Selon les données publiées le 10 avril 2014 dans The Lancet, un an après les interventions, les cinq patients étaient satisfaits de l'apparence des narines reconstruites et de leur capacité à respirer, et n'avaient signalé aucun effet indésirable notable.

Selon le Pr Martin, le cartilage produit par ingénierie tissulaire a non seulement "des résultats cliniques comparables" aux greffes de cartilage, mais il est "mieux accepté" par le système immunitaire de la personne qui le reçoit et "améliore la stabilité et le fonctionnement des narines".

Cartilages et muqueuses de culture

Une seconde étude publiée dans la même édition de The Lancet fait état d'une autre prouesse de l'ingénierie tissulaire.

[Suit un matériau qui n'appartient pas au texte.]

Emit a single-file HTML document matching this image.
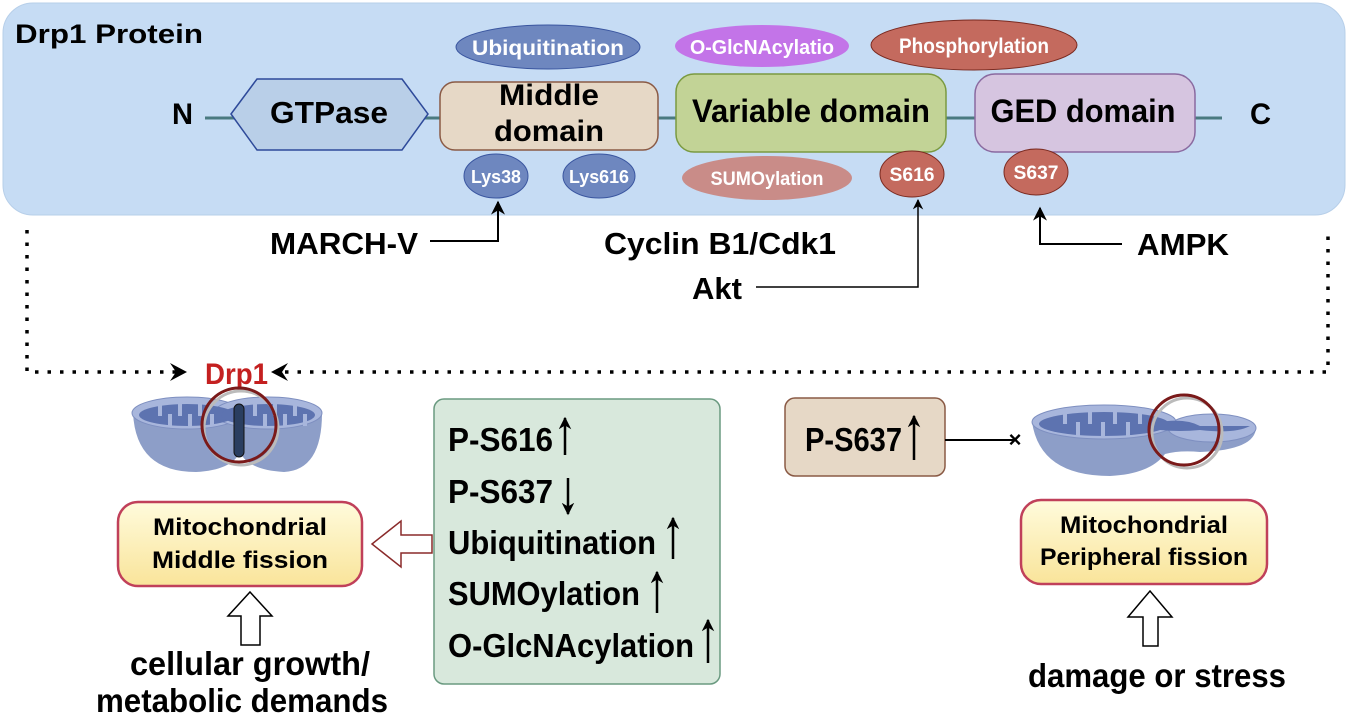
<!DOCTYPE html>
<html><head><meta charset="utf-8"><style>
html,body{margin:0;padding:0;background:#fff;}
svg{display:block;font-family:"Liberation Sans",Arial,sans-serif;font-weight:bold;}
</style></head><body>
<svg width="1350" height="716" viewBox="0 0 1350 716" xmlns="http://www.w3.org/2000/svg">
<defs>
<linearGradient id="yg" x1="0" y1="0" x2="0" y2="1"><stop offset="0" stop-color="#fffbdc"/><stop offset="1" stop-color="#f9e49a"/></linearGradient>
<marker id="ah" viewBox="0 0 10 10" refX="9" refY="5" markerWidth="7" markerHeight="7" orient="auto"><path d="M0,0 L10,5 L0,10 L3,5 z" fill="#000"/></marker>
<marker id="ah2" viewBox="0 0 10 10" refX="9" refY="5" markerWidth="5" markerHeight="5" orient="auto"><path d="M0,0 L10,5 L0,10 L3,5 z" fill="#000"/></marker>
</defs>
<rect x="3" y="3" width="1342" height="212" rx="30" fill="#c6dcf4" stroke="#b7cfe9"/>
<text x="15" y="43" font-size="27" textLength="188" lengthAdjust="spacingAndGlyphs">Drp1 Protein</text>
<line x1="205" y1="118" x2="1222" y2="118" stroke="#4a7a80" stroke-width="3"/>
<text x="172" y="124" font-size="30" textLength="21" lengthAdjust="spacingAndGlyphs">N</text>
<text x="1250" y="124" font-size="30" textLength="21" lengthAdjust="spacingAndGlyphs">C</text>
<polygon points="231,114 257,79 402,79 428,114 402,150 257,150" fill="#b9cfe8" stroke="#2e4a9a" stroke-width="1.5"/>
<text x="329" y="123" font-size="31" text-anchor="middle" textLength="118" lengthAdjust="spacingAndGlyphs">GTPase</text>
<rect x="440" y="82" width="218" height="68" rx="15" fill="#e6d8c6" stroke="#8a5a45" stroke-width="1.5"/>
<text x="549" y="105" font-size="30" text-anchor="middle" textLength="100" lengthAdjust="spacingAndGlyphs">Middle</text>
<text x="549" y="141" font-size="30" text-anchor="middle" textLength="110" lengthAdjust="spacingAndGlyphs">domain</text>
<ellipse cx="548" cy="47" rx="92" ry="22" fill="#6e87bf" stroke="#3a56a0"/>
<text x="548" y="55" font-size="21" fill="#fff" text-anchor="middle" textLength="152" lengthAdjust="spacingAndGlyphs">Ubiquitination</text>
<ellipse cx="496" cy="176" rx="32" ry="22" fill="#6e87bf" stroke="#3a56a0"/>
<text x="496" y="183" font-size="18" fill="#fff" text-anchor="middle" textLength="50" lengthAdjust="spacingAndGlyphs">Lys38</text>
<ellipse cx="599" cy="176" rx="36" ry="22" fill="#6e87bf" stroke="#3a56a0"/>
<text x="599" y="183" font-size="18" fill="#fff" text-anchor="middle" textLength="60" lengthAdjust="spacingAndGlyphs">Lys616</text>
<rect x="676" y="74" width="270" height="78" rx="18" fill="#c2d396" stroke="#7a9a40" stroke-width="1.5"/>
<text x="811" y="122" font-size="32" text-anchor="middle" textLength="238" lengthAdjust="spacingAndGlyphs">Variable domain</text>
<ellipse cx="762" cy="46" rx="87" ry="21" fill="#c374e8"/>
<text x="762" y="54" font-size="20" fill="#fff" text-anchor="middle" textLength="144" lengthAdjust="spacingAndGlyphs">O-GlcNAcylatio</text>
<ellipse cx="767" cy="178" rx="85" ry="22" fill="#c98c88"/>
<text x="767" y="185" font-size="19" fill="#fff" text-anchor="middle" textLength="113" lengthAdjust="spacingAndGlyphs">SUMOylation</text>
<ellipse cx="912" cy="174" rx="32" ry="23" fill="#c46a5e" stroke="#7a2a20"/>
<text x="912" y="181" font-size="19" fill="#fff" text-anchor="middle" textLength="45" lengthAdjust="spacingAndGlyphs">S616</text>
<ellipse cx="974" cy="45" rx="103" ry="25" fill="#c46a5e" stroke="#7a2a20"/>
<text x="974" y="53" font-size="21" fill="#fff" text-anchor="middle" textLength="150" lengthAdjust="spacingAndGlyphs">Phosphorylation</text>
<rect x="975" y="74" width="220" height="78" rx="20" fill="#d6c5e0" stroke="#8a6aa0" stroke-width="1.5"/>
<text x="1083" y="122" font-size="32" text-anchor="middle" textLength="185" lengthAdjust="spacingAndGlyphs">GED domain</text>
<ellipse cx="1036" cy="172" rx="32" ry="23" fill="#c46a5e" stroke="#7a2a20"/>
<text x="1036" y="179" font-size="19" fill="#fff" text-anchor="middle" textLength="45" lengthAdjust="spacingAndGlyphs">S637</text>
<text x="270" y="254" font-size="31" textLength="148" lengthAdjust="spacingAndGlyphs">MARCH-V</text>
<polyline points="430,241 498,241 498,202" fill="none" stroke="#000" stroke-width="2" marker-end="url(#ah)"/>
<text x="720" y="254" font-size="31" text-anchor="middle" textLength="232" lengthAdjust="spacingAndGlyphs">Cyclin B1/Cdk1</text>
<text x="717" y="299" font-size="31" text-anchor="middle" textLength="50" lengthAdjust="spacingAndGlyphs">Akt</text>
<polyline points="756,287 918,287 918,200" fill="none" stroke="#000" stroke-width="1.5" marker-end="url(#ah)"/>
<text x="1137" y="255" font-size="31" textLength="92" lengthAdjust="spacingAndGlyphs">AMPK</text>
<polyline points="1122,244 1040,244 1040,208" fill="none" stroke="#000" stroke-width="2" marker-end="url(#ah)"/>
<g stroke="#000" stroke-width="3.5" stroke-dasharray="3.5,9" fill="none">
<polyline points="27,230 27,372 176,372"/>
<polyline points="285,372 1328,372 1328,230"/>
</g>
<path d="M170,363 L187,372 L170,381 L176,372 z" fill="#000"/>
<path d="M288,363 L271,372 L288,381 L282,372 z" fill="#000"/>
<text x="205" y="384" font-size="30" fill="#c42020" textLength="63" lengthAdjust="spacingAndGlyphs">Drp1</text>
<g>
<path d="M133,413 Q136,472 196,472 Q232,470 240,452 Q248,470 284,472 Q322,470 322,413 Z" fill="#8d9ec8"/>
<ellipse cx="187" cy="413" rx="55" ry="16" fill="#a8b6dc" stroke="#7e8fc0"/>
<ellipse cx="268" cy="413" rx="54" ry="16" fill="#a8b6dc" stroke="#7e8fc0"/>
<ellipse cx="187" cy="415" rx="48" ry="11" fill="#5d73b0"/>
<ellipse cx="268" cy="415" rx="47" ry="11" fill="#5d73b0"/>
<g stroke="#a8b6dc" stroke-width="4">
<line x1="160" y1="404" x2="160" y2="416"/><line x1="180" y1="404" x2="180" y2="416"/><line x1="200" y1="404" x2="200" y2="416"/>
<line x1="170" y1="426" x2="170" y2="414"/><line x1="190" y1="426" x2="190" y2="414"/><line x1="212" y1="426" x2="212" y2="414"/>
<line x1="255" y1="404" x2="255" y2="416"/><line x1="275" y1="404" x2="275" y2="416"/><line x1="295" y1="404" x2="295" y2="416"/>
<line x1="265" y1="426" x2="265" y2="414"/><line x1="285" y1="426" x2="285" y2="414"/><line x1="305" y1="426" x2="305" y2="414"/>
</g>
<circle cx="241" cy="428" r="37" fill="none" stroke="#bbb" stroke-width="3"/>
<circle cx="239" cy="425" r="37" fill="none" stroke="#7a1a1a" stroke-width="3"/>
<rect x="234" y="404" width="10" height="53" rx="5" fill="#2a3e60" stroke="#111"/>
</g>
<rect x="118" y="502" width="244" height="84" rx="20" fill="url(#yg)" stroke="#c0405a" stroke-width="2.5"/>
<text x="240" y="535" font-size="24" text-anchor="middle" textLength="174" lengthAdjust="spacingAndGlyphs">Mitochondrial</text>
<text x="240" y="568" font-size="24" text-anchor="middle" textLength="176" lengthAdjust="spacingAndGlyphs">Middle fission</text>
<path d="M372,544 L401,521 L401,535 L432,535 L432,553 L401,553 L401,567 Z" fill="#fff" stroke="#8a2a2a" stroke-width="1.5"/>
<path d="M250,592 L272,616 L260,616 L260,645 L241,645 L241,616 L228,616 Z" fill="#fff" stroke="#000" stroke-width="1.5"/>
<text x="250" y="675" font-size="33" text-anchor="middle" textLength="240" lengthAdjust="spacingAndGlyphs">cellular growth/</text>
<text x="242" y="712" font-size="33" text-anchor="middle" textLength="292" lengthAdjust="spacingAndGlyphs">metabolic demands</text>
<rect x="434" y="399" width="286" height="285" rx="10" fill="#d8e8dc" stroke="#6a9a80" stroke-width="1.5"/>
<g font-size="33">
<text x="448" y="451" textLength="105" lengthAdjust="spacingAndGlyphs">P-S616</text>
<text x="448" y="503" textLength="105" lengthAdjust="spacingAndGlyphs">P-S637</text>
<text x="448" y="554" textLength="208" lengthAdjust="spacingAndGlyphs">Ubiquitination</text>
<text x="448" y="605" textLength="192" lengthAdjust="spacingAndGlyphs">SUMOylation</text>
<text x="448" y="657" textLength="246" lengthAdjust="spacingAndGlyphs">O-GlcNAcylation</text>
</g>
<g stroke="#000" stroke-width="2.5">
<line x1="565" y1="455" x2="565" y2="418" marker-end="url(#ah2)"/>
<line x1="568" y1="478" x2="568" y2="514" marker-end="url(#ah2)"/>
<line x1="673" y1="559" x2="673" y2="518" marker-end="url(#ah2)"/>
<line x1="657" y1="613" x2="657" y2="572" marker-end="url(#ah2)"/>
<line x1="708" y1="663" x2="708" y2="620" marker-end="url(#ah2)"/>
</g>
<rect x="785" y="398" width="160" height="78" rx="10" fill="#e6d8c6" stroke="#8a5a45" stroke-width="1.5"/>
<text x="805" y="451" font-size="33" textLength="97" lengthAdjust="spacingAndGlyphs">P-S637</text>
<line x1="914" y1="460" x2="914" y2="416" stroke="#000" stroke-width="2.5" marker-end="url(#ah2)"/>
<line x1="945" y1="440" x2="1016" y2="440" stroke="#000" stroke-width="2"/>
<text x="1015" y="447" font-size="22" text-anchor="middle">×</text>
<g>
<path d="M1032,422 Q1040,476 1110,476 Q1150,474 1165,454 Q1180,450 1200,452 Q1256,450 1256,427 Z" fill="#8d9ec8"/>
<ellipse cx="1212" cy="428" rx="44" ry="14" fill="#a8b6dc" stroke="#7e8fc0"/>
<ellipse cx="1104" cy="422" rx="72" ry="17" fill="#a8b6dc" stroke="#7e8fc0"/>
<ellipse cx="1104" cy="424" rx="65" ry="12" fill="#5d73b0"/>
<path d="M1160,422 Q1185,418 1200,426 L1250,426 Q1235,434 1200,430 Q1180,432 1160,430 Z" fill="#5d73b0"/>
<g stroke="#a8b6dc" stroke-width="4">
<line x1="1065" y1="410" x2="1065" y2="424"/><line x1="1090" y1="410" x2="1090" y2="424"/><line x1="1115" y1="410" x2="1115" y2="424"/><line x1="1140" y1="410" x2="1140" y2="424"/>
<line x1="1078" y1="436" x2="1078" y2="422"/><line x1="1103" y1="436" x2="1103" y2="422"/><line x1="1128" y1="436" x2="1128" y2="422"/>
</g>
<circle cx="1187" cy="433" r="35" fill="none" stroke="#bbb" stroke-width="3"/>
<circle cx="1184" cy="430" r="35" fill="none" stroke="#7a1a1a" stroke-width="3"/>
</g>
<rect x="1021" y="500" width="246" height="84" rx="20" fill="url(#yg)" stroke="#c0405a" stroke-width="2.5"/>
<text x="1144" y="533" font-size="24" text-anchor="middle" textLength="168" lengthAdjust="spacingAndGlyphs">Mitochondrial</text>
<text x="1144" y="565" font-size="24" text-anchor="middle" textLength="208" lengthAdjust="spacingAndGlyphs">Peripheral fission</text>
<path d="M1150,591 L1172,617 L1158,617 L1158,646 L1143,646 L1143,617 L1128,617 Z" fill="#fff" stroke="#000" stroke-width="1.5"/>
<text x="1157" y="687" font-size="33" text-anchor="middle" textLength="258" lengthAdjust="spacingAndGlyphs">damage or stress</text>
</svg>
</body></html>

A savoir : le succès de l'implantation (réalisée il y a huit ans) de muqueuses et de muscles vaginaux développés à partir de cellules saines prélevées sur quatre jeunes filles.

Agées de 13 à 18 ans, elles étaient atteintes d'une anomalie congénitale se traduisant par l'absence totale ou partielle de vagin et d'utérus, lorsqu'elles ont été traitées en 2006 par une équipe américano-mexicaine dirigée par le Pr Anthony Atala.

A partir de tissus prélevés au niveau de la vulve, l'équipe a réussi à produire des cellules musculaires et des cellules vaginales en laboratoire qui ont été placées pendant 7 jours sur un moule biodégradable ayant la forme d'un vagin (voir vidéo ci-dessous).

Huit ans après les implantations, les vagins fonctionnent normalement et les quatre jeunes-filles déclarent avoir des rapports sexuels satisfaisants, relève l'étude.

 

 

 

 

 

 

Sources :
- Engineered autologous cartilage tissue for nasal reconstruction after tumour resection: an observational first-in-human trial. I. Martin et coll. The Lancet, 11 avril 2014. doi:10.1016/S0140-6736(14)60544-4
- Tissue-engineered autologous vaginal organs in patients:a pilot cohort study. A. Atala et coll. The Lancet, 11 avril 2014 doi :10.1016/S0140-6736(14)60542-0

Grâce aux progrès de l'ingénierie tissulaire, des substituts de peau ont déjà été greffés à des milliers de personnes dans le monde. Les chercheurs s'efforcent désormais d'élaborer de véritables organes fonctionnels à partir de tissus artificiels. Outre le nez et le vagin, des essais cliniques sont en cours sur des vessies, des cornées, des bronches et des vaisseaux sanguins.